To be done: In the listing below, count the lines containing the string "matplotlib" and state only the number.
==============================
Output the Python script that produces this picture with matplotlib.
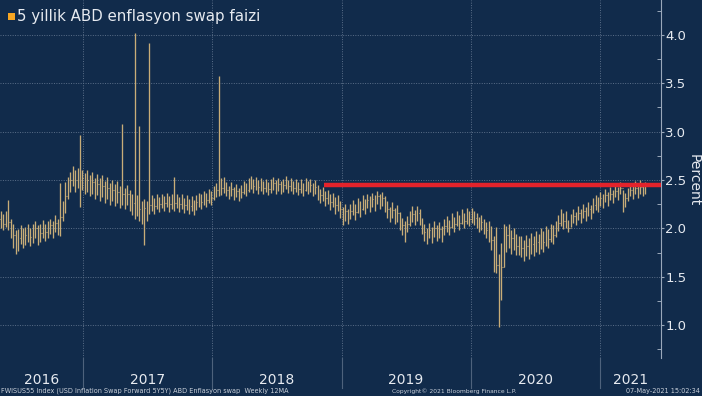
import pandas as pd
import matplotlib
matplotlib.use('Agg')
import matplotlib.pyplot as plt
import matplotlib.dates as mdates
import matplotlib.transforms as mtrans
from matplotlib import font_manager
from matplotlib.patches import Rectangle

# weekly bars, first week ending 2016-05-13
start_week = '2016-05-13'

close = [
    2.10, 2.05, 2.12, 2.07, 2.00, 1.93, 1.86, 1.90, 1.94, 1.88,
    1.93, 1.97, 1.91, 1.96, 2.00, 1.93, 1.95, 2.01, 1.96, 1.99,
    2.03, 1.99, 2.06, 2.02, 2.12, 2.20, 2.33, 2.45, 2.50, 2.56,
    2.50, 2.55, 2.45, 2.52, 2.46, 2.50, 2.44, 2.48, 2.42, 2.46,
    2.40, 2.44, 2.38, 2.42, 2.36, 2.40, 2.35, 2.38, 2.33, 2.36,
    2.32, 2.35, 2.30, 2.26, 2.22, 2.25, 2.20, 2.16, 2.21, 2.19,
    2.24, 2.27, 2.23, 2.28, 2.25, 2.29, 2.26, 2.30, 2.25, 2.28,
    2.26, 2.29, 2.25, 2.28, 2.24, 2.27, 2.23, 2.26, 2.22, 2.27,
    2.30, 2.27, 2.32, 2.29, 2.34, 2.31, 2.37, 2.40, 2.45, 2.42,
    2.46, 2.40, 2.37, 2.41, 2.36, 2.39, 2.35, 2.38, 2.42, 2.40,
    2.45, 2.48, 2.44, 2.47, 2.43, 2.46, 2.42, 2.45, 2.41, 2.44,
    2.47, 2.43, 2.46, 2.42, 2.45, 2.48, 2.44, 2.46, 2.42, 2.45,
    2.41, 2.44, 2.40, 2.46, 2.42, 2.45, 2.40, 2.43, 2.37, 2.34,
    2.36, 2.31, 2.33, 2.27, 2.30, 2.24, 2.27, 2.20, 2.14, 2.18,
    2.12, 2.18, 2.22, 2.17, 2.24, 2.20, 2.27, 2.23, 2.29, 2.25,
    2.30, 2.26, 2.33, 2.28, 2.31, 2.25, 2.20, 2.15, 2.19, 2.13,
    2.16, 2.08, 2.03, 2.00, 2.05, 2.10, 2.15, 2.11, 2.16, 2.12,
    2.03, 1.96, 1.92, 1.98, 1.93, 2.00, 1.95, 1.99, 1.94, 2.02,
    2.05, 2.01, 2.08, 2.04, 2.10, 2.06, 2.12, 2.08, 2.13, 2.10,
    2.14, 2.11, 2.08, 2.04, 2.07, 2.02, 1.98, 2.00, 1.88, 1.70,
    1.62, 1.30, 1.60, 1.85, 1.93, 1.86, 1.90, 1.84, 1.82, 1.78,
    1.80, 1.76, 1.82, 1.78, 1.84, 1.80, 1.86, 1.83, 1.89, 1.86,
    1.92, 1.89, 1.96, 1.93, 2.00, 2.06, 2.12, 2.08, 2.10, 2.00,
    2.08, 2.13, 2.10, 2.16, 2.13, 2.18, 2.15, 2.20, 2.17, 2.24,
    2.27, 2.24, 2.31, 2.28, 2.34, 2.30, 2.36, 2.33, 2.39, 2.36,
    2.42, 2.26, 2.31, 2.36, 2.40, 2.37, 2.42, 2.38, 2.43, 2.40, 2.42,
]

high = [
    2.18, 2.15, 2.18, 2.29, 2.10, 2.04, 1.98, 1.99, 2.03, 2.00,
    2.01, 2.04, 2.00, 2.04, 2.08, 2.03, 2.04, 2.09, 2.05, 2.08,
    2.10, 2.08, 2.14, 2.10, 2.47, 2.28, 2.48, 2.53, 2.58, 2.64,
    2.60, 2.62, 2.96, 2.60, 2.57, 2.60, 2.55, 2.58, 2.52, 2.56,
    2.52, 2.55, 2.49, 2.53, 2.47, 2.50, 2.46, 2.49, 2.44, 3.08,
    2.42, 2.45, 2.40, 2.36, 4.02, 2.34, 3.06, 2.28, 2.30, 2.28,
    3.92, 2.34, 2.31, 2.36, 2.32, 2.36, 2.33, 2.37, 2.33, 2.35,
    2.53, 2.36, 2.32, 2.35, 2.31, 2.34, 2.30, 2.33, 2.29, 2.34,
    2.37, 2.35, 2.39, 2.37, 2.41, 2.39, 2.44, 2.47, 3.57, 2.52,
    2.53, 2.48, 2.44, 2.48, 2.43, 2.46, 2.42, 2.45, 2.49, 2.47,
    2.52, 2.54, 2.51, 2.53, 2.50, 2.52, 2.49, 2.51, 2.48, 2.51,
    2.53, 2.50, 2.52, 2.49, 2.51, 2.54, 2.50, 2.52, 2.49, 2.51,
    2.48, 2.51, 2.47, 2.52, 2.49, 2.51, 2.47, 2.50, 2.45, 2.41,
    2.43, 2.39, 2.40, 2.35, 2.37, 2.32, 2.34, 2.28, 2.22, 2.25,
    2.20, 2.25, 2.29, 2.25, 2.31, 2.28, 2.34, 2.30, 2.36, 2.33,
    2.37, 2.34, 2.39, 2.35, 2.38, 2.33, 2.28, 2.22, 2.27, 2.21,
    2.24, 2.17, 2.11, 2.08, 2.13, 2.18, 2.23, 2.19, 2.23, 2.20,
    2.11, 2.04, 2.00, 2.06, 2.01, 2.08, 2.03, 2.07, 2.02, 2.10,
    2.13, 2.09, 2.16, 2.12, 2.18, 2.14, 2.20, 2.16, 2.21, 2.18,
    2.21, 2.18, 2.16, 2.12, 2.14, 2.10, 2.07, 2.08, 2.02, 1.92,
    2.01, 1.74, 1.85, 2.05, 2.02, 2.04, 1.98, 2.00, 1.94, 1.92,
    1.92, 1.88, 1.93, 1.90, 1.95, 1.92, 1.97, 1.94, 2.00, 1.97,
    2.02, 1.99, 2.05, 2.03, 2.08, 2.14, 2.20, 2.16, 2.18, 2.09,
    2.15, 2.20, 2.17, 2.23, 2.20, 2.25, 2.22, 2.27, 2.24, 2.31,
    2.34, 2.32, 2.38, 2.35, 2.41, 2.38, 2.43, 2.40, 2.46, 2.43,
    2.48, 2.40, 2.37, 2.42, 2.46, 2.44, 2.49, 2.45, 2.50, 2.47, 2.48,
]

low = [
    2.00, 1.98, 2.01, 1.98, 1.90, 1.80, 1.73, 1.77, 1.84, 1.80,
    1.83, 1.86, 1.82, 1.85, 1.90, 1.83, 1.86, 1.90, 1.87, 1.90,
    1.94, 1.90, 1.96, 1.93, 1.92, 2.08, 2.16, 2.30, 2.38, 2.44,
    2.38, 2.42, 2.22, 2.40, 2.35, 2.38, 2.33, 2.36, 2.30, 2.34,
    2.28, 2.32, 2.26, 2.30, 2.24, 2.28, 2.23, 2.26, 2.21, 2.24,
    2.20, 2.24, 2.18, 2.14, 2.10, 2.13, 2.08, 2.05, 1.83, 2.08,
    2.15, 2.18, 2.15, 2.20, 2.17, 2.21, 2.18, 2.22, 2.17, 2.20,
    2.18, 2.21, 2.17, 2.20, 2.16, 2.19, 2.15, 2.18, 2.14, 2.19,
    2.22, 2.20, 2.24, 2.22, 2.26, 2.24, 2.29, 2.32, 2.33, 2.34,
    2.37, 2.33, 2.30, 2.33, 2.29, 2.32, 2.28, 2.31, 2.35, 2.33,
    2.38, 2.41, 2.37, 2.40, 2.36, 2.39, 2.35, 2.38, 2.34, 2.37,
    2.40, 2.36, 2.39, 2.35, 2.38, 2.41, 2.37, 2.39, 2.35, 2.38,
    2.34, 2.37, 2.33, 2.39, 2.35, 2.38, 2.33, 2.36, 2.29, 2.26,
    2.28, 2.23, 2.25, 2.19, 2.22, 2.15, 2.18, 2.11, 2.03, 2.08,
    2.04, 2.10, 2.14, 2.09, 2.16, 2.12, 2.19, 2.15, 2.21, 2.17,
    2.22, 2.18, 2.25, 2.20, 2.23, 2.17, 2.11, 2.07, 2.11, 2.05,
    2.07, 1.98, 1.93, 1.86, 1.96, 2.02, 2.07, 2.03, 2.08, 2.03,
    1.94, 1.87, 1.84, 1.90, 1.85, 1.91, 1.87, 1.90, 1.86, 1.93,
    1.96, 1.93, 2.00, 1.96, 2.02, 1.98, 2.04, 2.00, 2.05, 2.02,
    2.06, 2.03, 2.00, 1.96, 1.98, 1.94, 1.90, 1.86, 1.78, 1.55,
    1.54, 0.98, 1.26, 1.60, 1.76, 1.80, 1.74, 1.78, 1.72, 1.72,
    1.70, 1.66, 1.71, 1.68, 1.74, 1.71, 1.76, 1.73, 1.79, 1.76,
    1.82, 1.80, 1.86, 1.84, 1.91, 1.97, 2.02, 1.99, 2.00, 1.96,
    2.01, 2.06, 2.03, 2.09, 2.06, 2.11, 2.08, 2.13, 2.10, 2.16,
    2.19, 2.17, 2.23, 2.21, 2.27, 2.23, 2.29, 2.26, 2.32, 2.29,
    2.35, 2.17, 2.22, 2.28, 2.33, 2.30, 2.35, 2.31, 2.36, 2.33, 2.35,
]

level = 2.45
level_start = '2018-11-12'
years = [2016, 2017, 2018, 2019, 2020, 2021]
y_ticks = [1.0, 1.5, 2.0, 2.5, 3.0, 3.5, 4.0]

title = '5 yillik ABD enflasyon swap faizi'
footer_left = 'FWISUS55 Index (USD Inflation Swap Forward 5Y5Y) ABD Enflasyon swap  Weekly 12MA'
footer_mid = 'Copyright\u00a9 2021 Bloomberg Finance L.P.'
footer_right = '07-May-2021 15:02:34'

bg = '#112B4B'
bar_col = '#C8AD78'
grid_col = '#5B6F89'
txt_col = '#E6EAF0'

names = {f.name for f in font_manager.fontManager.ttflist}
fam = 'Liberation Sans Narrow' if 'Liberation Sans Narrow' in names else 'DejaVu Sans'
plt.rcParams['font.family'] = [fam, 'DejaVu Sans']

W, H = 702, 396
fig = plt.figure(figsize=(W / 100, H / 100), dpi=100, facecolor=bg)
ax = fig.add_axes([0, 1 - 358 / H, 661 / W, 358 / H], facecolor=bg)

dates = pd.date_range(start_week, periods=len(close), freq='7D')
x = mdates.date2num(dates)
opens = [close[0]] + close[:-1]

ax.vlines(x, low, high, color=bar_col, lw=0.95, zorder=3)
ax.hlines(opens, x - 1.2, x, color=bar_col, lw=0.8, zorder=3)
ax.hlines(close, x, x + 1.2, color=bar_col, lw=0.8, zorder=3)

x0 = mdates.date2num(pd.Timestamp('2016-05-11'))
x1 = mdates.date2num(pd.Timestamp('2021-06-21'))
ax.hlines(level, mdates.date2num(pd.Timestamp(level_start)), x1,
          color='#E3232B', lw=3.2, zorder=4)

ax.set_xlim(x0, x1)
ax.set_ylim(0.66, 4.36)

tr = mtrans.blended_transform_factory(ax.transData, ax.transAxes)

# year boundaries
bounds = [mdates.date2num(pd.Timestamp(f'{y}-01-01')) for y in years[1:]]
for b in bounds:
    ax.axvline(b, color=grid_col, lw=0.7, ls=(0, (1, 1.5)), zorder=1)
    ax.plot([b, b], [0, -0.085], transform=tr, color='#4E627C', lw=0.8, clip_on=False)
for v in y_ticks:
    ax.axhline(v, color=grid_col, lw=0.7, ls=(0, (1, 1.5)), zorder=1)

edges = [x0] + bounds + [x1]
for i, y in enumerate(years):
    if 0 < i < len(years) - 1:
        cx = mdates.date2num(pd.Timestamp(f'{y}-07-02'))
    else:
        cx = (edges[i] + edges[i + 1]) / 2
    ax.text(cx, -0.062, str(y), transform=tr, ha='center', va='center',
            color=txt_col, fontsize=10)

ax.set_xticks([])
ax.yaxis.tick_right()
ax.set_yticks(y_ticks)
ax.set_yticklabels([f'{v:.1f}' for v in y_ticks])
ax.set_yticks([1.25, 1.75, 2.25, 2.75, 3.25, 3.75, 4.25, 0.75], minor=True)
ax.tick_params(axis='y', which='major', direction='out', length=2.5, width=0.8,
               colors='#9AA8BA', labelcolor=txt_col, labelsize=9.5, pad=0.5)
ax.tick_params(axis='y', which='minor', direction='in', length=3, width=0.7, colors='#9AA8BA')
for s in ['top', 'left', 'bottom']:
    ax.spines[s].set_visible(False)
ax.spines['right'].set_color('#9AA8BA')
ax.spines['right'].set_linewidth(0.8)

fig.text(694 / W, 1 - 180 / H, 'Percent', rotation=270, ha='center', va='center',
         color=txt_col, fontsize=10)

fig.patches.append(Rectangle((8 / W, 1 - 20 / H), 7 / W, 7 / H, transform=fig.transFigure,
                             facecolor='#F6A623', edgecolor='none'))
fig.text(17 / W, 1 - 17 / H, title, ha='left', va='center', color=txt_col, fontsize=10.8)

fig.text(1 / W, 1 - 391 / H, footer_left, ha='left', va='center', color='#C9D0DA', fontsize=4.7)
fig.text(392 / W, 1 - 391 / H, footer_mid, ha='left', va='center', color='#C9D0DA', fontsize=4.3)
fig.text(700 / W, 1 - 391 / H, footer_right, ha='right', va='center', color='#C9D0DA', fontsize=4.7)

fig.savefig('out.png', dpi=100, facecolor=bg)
==============================
Response to this task: 8